If you are looking for a bit of a hidden gem in Tbilisi what is not yet included in many tourist guides, you are in the right spot. This post will tell you about a new venue – Urbanare, the first apartment space in town where you can learn so much more about the country’s capital, than anywhere else. So keep on reading!
What’s Urbanare and why you should visit it
Urbanare is a space created by the passion of two friends Ana Ramazashvili and Data Tchigholashvili, both former colleagues, and anthropologists who have worked on various projects together. They wanted to show Tbilisi from a different, their own, local perspective, “as most of the touristic places kind of look the same”. As both of them had worked on many projects around the theme of Tbilisi and had different publications on hand, decided to create a space where they would display all the different things connected to Tbilisi, be it old and new books, or handmade souvenirs and sketches of local artists.
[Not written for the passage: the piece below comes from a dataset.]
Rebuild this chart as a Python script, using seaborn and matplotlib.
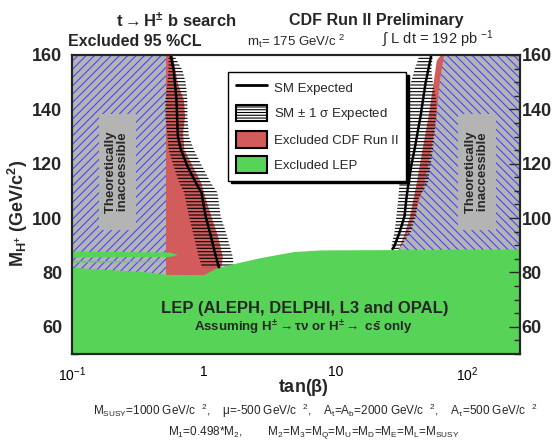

The main goal of the Urbanare is to create a homey atmosphere for a visitor and learn what it’s like to live in Tbilisi at some point. This perfectly resonates with the location they have chosen – one of the oldest districts of the city, Plekhanov, located in a typical Tbilisian courtyard house at Tsinamdzgvrishvili 44/46.
What you will find here
Urbanare’s unique feature is in its library that consists of both old and new books, publications of different researches, and tourist guides to name just a few. Those publications most of the time are of limited addition you can’t find in bookstores. The small bookshelf is jam-packed with an ‘archive’ showcasing the urban development of 19th-20th century Tbilisi, a small booklet of Soviet architectural buildings in Tbilisi and across the country, various magazines, and books all about Tbilisi in Georgia, English, and Russian languages.
The second part of the space is a souvenir shop displaying handmade works of local artists on various themes, but they have one thing in common – Tbilisi. Those artists are not famous for masses, therefore you won’t see them in typical gift shops. This area features Soviet mosaic posters, urban sketches, coasters, pins made from repurposing Lego toys, candles with the shape of Tbilisi’s famous buildings, and many more. Moreover, those items most of the time are only one sample, so basically, you’ll be getting a very precious, custom-made gift to take back home as a memorabilia.
Besides the Tbilisi theme, Urbanare also features the recycling themed items made by Austrian artist Katharina Stadler who creates small purses out of juice carton boxes, or ashtrays from beer cans.
One of the coolest things I found there was for kids – a soup box that comes with a small story and encourages the kids to wash their hands frequently in order to read the end of the tail that gets revealed only when they finish the some. Awesome, right?
However, this is not all Ana and Data have planned for their homey space. In the future, they’ll organize various exhibitions of less-known artists in Tbilisi’s different houses and host various workshops to get involved both the neighborhood and enthusiastic locals who’d love to do something unusual once in a while.
Honestly, as a local, I thought I knew a lot of things happening in Tbilisi, but Urbanare proved me wrong! It’s a fantastic place to see the capital from a different angle, hear and read different stories about its development that you won’t see in typical guidebooks, and find unique items not known to masses. Whenever you are in town, make sure to come by and check it out, you won’t be disappointed.